Let's put everything together into a more comprehensive backup class:

class BackupManager:
    def __init__(self, config_file=None):
        self.config = self.load_config(config_file) if config_file else {}
        self.setup_logging()

    def load_config(self, config_file):
        # Load configuration from JSON file
        import json
        with open(config_file, 'r') as f:
            return json.load(f)

    def setup_logging(self):
        import logging
        logging.basicConfig(
            filename='backup.log',
            level=logging.INFO,
            format='%(asctime)s - %(levelname)s - %(message)s'
        )
        self.logger = logging.getLogger(__name__)

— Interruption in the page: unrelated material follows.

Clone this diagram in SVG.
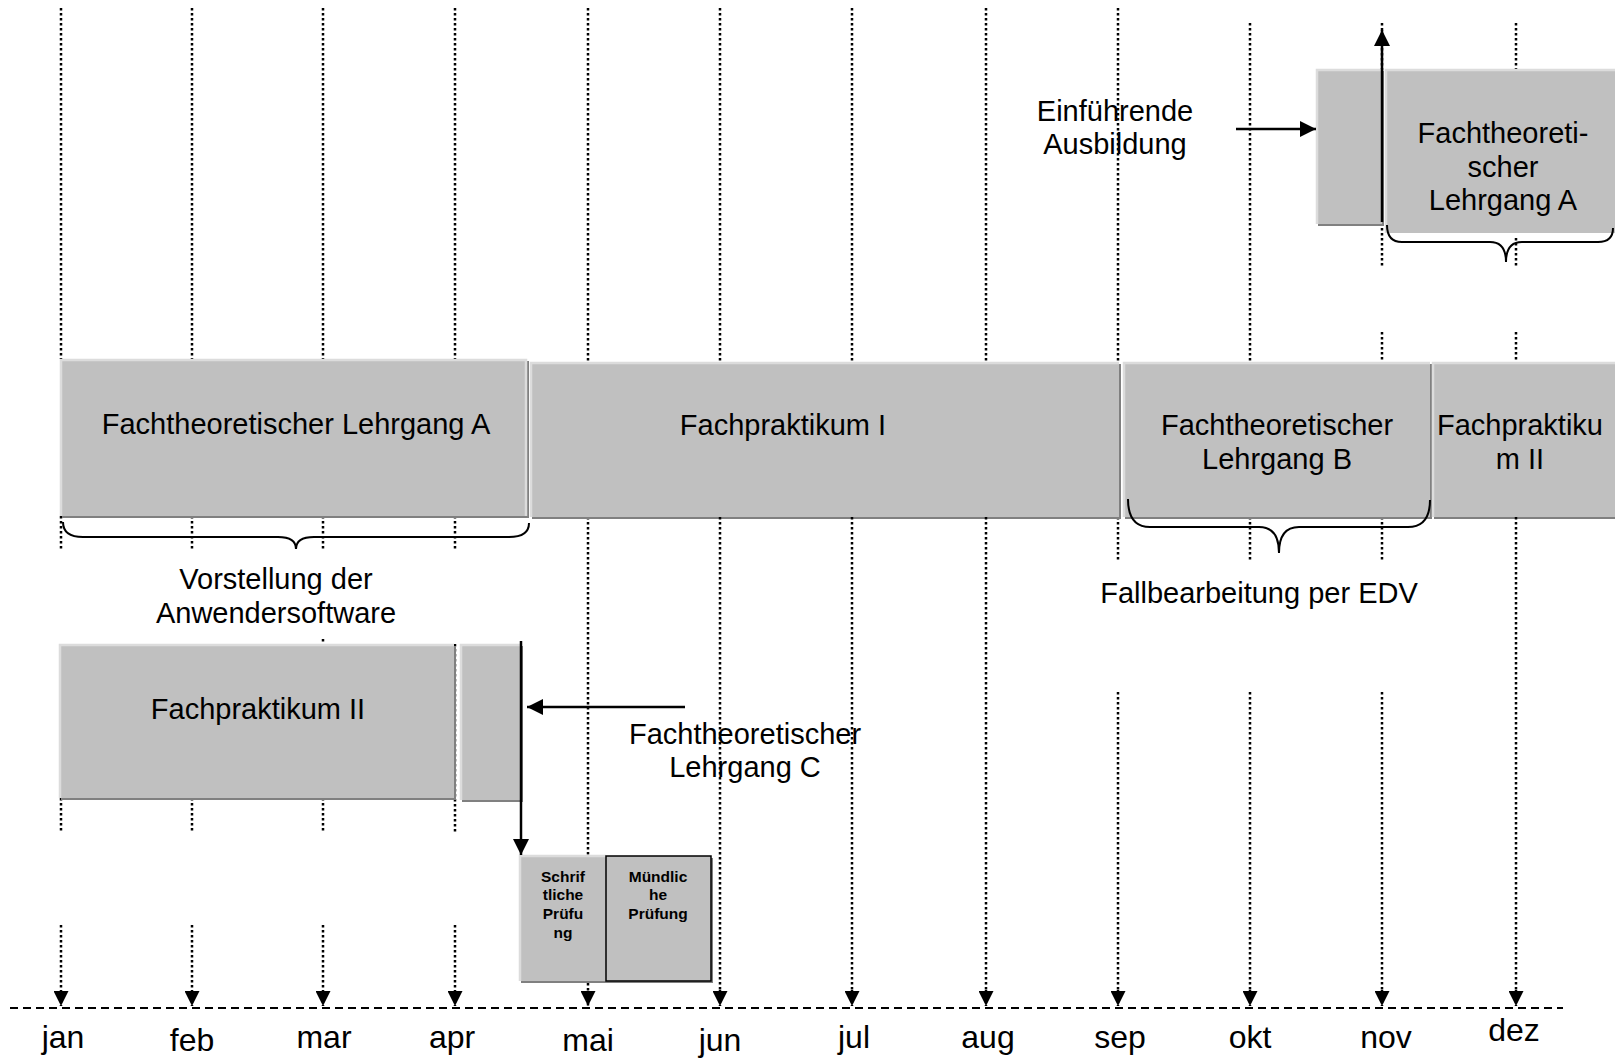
<svg xmlns="http://www.w3.org/2000/svg" width="1615" height="1058" viewBox="0 0 1615 1058">
<defs>
<style>
.dot{stroke:#000;stroke-width:2.5;stroke-dasharray:2.5 2.5;fill:none}
.axis{stroke:#000;stroke-width:2;stroke-dasharray:8 5;fill:none}
.box{fill:#c0c0c0}
.sh{fill:#808080}
.hl{stroke:#dcdcdc;stroke-width:2.5;fill:none}
.brace{stroke:#000;stroke-width:2;fill:none}
.ln{stroke:#000;stroke-width:2.5;fill:none}
.t{font-family:"Liberation Sans",Arial,sans-serif;font-size:29px;fill:#000;text-anchor:middle}
.m{font-family:"Liberation Sans",Arial,sans-serif;font-size:32px;fill:#000;text-anchor:middle}
.b{font-family:"Liberation Sans",Arial,sans-serif;font-size:15.5px;font-weight:bold;fill:#000;text-anchor:middle}
</style>
<marker id="ah" viewBox="0 0 10 10" refX="10" refY="5" markerWidth="7" markerHeight="6.4" markerUnits="strokeWidth" orient="auto">
<path d="M0 0L10 5L0 10z" fill="#000"/>
</marker>
<marker id="ahs" viewBox="0 0 10 10" refX="10" refY="5" markerWidth="6.4" markerHeight="6" markerUnits="strokeWidth" orient="auto">
<path d="M0 0L10 5L0 10z" fill="#000"/>
</marker>
</defs>
<rect width="1615" height="1058" fill="#fff"/>

<g id="grid">
<path class="dot" d="M61 8V359M61 516V550M61 798V832"/>
<path class="dot" d="M192 8V359M192 516V550M192 798V832"/>
<path class="dot" d="M323 8V359M323 516V550M323 639V646M323 798V832"/>
<path class="dot" d="M455 8V359M455 516V550M455 644V832"/>
<path class="dot" d="M588 8V362M588 517V855"/>
<path class="dot" d="M720 8V362"/>
<path class="dot" d="M852 8V362"/>
<path class="dot" d="M986 8V362"/>
<path class="dot" d="M1118 8V362M1118 517V562"/>
<path class="dot" d="M1250 23V362M1250 517V562"/>
<path class="dot" d="M1382 23V268M1382 332V362M1382 517V562"/>
<path class="dot" d="M1516 23V69M1516 238V268M1516 332V362"/>
<path class="axis" d="M10 1008H1563"/>
</g>

<g id="n-einf">
<rect class="sh" x="1318" y="71" width="66" height="155"/>
<rect class="box" x="1316" y="69" width="66" height="155"/>
<path class="hl" d="M1317 224V70H1382"/>
</g>
<g id="n-ftA-top">
<rect class="box" x="1385" y="69" width="232" height="164"/>
<path class="hl" d="M1386 233V70H1615"/>
<text class="t" x="1503" y="143">Fachtheoreti-</text>
<text class="t" x="1503" y="177">scher</text>
<text class="t" x="1503" y="210">Lehrgang A</text>
</g>
<g id="n-ftA">
<rect class="sh" x="62" y="361" width="467" height="157"/>
<rect class="box" x="60" y="359" width="467" height="157"/>
<path class="hl" d="M61 516V360H526V516"/>
<text class="t" x="296" y="434">Fachtheoretischer Lehrgang A</text>
</g>
<g id="n-fp1">
<rect class="sh" x="532" y="364" width="589" height="155"/>
<rect class="box" x="530" y="362" width="589" height="155"/>
<path class="hl" d="M531 517V363H1119"/>
<text class="t" x="783" y="435">Fachpraktikum I</text>
</g>
<g id="n-ftB">
<rect class="sh" x="1125" y="364" width="307" height="155"/>
<rect class="box" x="1123" y="362" width="307" height="155"/>
<path class="hl" d="M1124 517V363H1430"/>
<text class="t" x="1277" y="435">Fachtheoretischer</text>
<text class="t" x="1277" y="469">Lehrgang B</text>
</g>
<g id="n-fp2-top">
<rect class="sh" x="1434" y="364" width="185" height="155"/>
<rect class="box" x="1432" y="362" width="185" height="155"/>
<path class="hl" d="M1433 517V363H1615"/>
<text class="t" x="1520" y="435">Fachpraktiku</text>
<text class="t" x="1520" y="469">m II</text>
</g>
<g id="n-fp2">
<rect class="sh" x="61" y="646" width="395" height="154"/>
<rect class="box" x="59" y="644" width="395" height="154"/>
<path class="hl" d="M60 798V645H454"/>
<text class="t" x="258" y="719">Fachpraktikum II</text>
</g>
<g id="n-ftC">
<rect class="sh" x="462" y="646" width="61" height="156"/>
<rect class="box" x="460" y="644" width="61" height="156"/>
<path class="hl" d="M461 800V645H521"/>
</g>
<g id="n-schr">
<rect class="sh" x="521" y="857" width="87" height="126"/>
<rect class="box" x="519" y="855" width="87" height="126"/>
<path class="hl" d="M520 981V856H606"/>
<text class="b" x="563" y="882">Schrif</text>
<text class="b" x="563" y="900">tliche</text>
<text class="b" x="563" y="919">Prüfu</text>
<text class="b" x="563" y="938">ng</text>
</g>
<g id="n-muend">
<rect class="sh" x="608" y="858" width="105" height="125"/>
<rect class="box" x="606" y="856" width="105" height="125" stroke="#000" stroke-width="1.5"/>
<text class="b" x="658" y="882">Mündlic</text>
<text class="b" x="658" y="900">he</text>
<text class="b" x="658" y="919">Prüfung</text>
</g>

<g id="grid-lower">
<path class="dot" d="M720 517V992M852 517V992M986 517V992M1516 517V992"/>
<path class="dot" d="M1118 692V992M1250 692V992M1382 692V992"/>
</g>

<g id="braces">
<path class="brace" d="M63 522Q63 537 83 537L278 537Q296 537 296 549Q296 537 314 537L509 537Q529 537 529 523"/>
<path class="brace" d="M1128 499Q1128 527 1150 527L1259 527Q1279 527 1279 553Q1279 527 1299 527L1408 527Q1430 527 1430 500"/>
<path class="brace" d="M1387 225Q1387 242 1402 242L1490 242Q1506 242 1506 262Q1506 242 1522 242L1598 242Q1613 242 1613 228"/>
</g>

<g id="labels">
<text class="t" x="1115" y="121">Einführende</text>
<text class="t" x="1115" y="154">Ausbildung</text>
<text class="t" x="276" y="589">Vorstellung der</text>
<text class="t" x="276" y="623">Anwendersoftware</text>
<text class="t" x="1259" y="603">Fallbearbeitung per EDV</text>
<text class="t" x="745" y="744">Fachtheoretischer</text>
<text class="t" x="745" y="777">Lehrgang C</text>
</g>

<g id="connectors">
<line class="ln" x1="1236" y1="129" x2="1316" y2="129" marker-end="url(#ah)"/>
<line class="ln" x1="1382" y1="222" x2="1382" y2="30" marker-end="url(#ah)"/>
<line class="ln" x1="685" y1="707" x2="527" y2="707" marker-end="url(#ah)"/>
<line class="ln" x1="521" y1="641" x2="521" y2="855" marker-end="url(#ah)"/>
<g>
<line class="dot" x1="61" y1="925" x2="61" y2="1006" marker-end="url(#ahs)"/>
<line class="dot" x1="192" y1="925" x2="192" y2="1006" marker-end="url(#ahs)"/>
<line class="dot" x1="323" y1="925" x2="323" y2="1006" marker-end="url(#ahs)"/>
<line class="dot" x1="455" y1="925" x2="455" y2="1006" marker-end="url(#ahs)"/>
<line class="dot" x1="588" y1="983" x2="588" y2="1006" marker-end="url(#ahs)"/>
<line class="dot" x1="720" y1="990" x2="720" y2="1006" marker-end="url(#ahs)"/>
<line class="dot" x1="852" y1="990" x2="852" y2="1006" marker-end="url(#ahs)"/>
<line class="dot" x1="986" y1="990" x2="986" y2="1006" marker-end="url(#ahs)"/>
<line class="dot" x1="1118" y1="990" x2="1118" y2="1006" marker-end="url(#ahs)"/>
<line class="dot" x1="1250" y1="990" x2="1250" y2="1006" marker-end="url(#ahs)"/>
<line class="dot" x1="1382" y1="990" x2="1382" y2="1006" marker-end="url(#ahs)"/>
<line class="dot" x1="1516" y1="990" x2="1516" y2="1006" marker-end="url(#ahs)"/>
</g>
</g>

<g id="months">
<text class="m" x="63" y="1048">jan</text>
<text class="m" x="192" y="1051">feb</text>
<text class="m" x="324" y="1048">mar</text>
<text class="m" x="452" y="1048">apr</text>
<text class="m" x="588" y="1051">mai</text>
<text class="m" x="720" y="1051">jun</text>
<text class="m" x="854" y="1048">jul</text>
<text class="m" x="988" y="1048">aug</text>
<text class="m" x="1120" y="1048">sep</text>
<text class="m" x="1250" y="1048">okt</text>
<text class="m" x="1386" y="1048">nov</text>
<text class="m" x="1514" y="1041">dez</text>
</g>
</svg>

    def create_backup(self, source, destination, backup_type='full'):
        self.logger.info(f"Starting {backup_type} backup from {source} to {destination}")

        try:
            if backup_type == 'full':
                result = create_backup(source, destination)
            elif backup_type == 'compressed':
                result = create_compressed_backup(source, destination)
            else:
                raise ValueError(f"Unknown backup type: {backup_type}")

            self.logger.info(f"Backup completed successfully: {result}")
            return result

        except Exception as e:
            self.logger.error(f"Backup failed: {str(e)}")
            raise

    def restore_backup(self, backup_path, restore_location):
        self.logger.info(f"Restoring from {backup_path} to {restore_location}")

        try:
            if backup_path.endswith('.zip'):
                restore_compressed_backup(backup_path, restore_location)
            else:
                restore_backup(backup_path, restore_location)

            self.logger.info("Restore completed successfully")
            return True

        except Exception as e:
            self.logger.error(f"Restore failed: {str(e)}")
            raise

# Usage
manager = BackupManager('backup_config.json')
manager.create_backup('/data', '/backups', 'compressed')

This class provides a foundation for a more sophisticated backup solution that includes configuration management, logging, and multiple backup strategies.

Remember that testing your backups is just as important as creating them. Always verify that you can successfully restore from your backups before you actually need them. Regular testing ensures that your backup strategy is effective and reliable when you need it most.

The techniques we've covered provide a solid foundation for implementing file backup and restore functionality in Python. As you develop your own backup solutions, consider your specific requirements for performance, reliability, and features to create the optimal solution for your needs.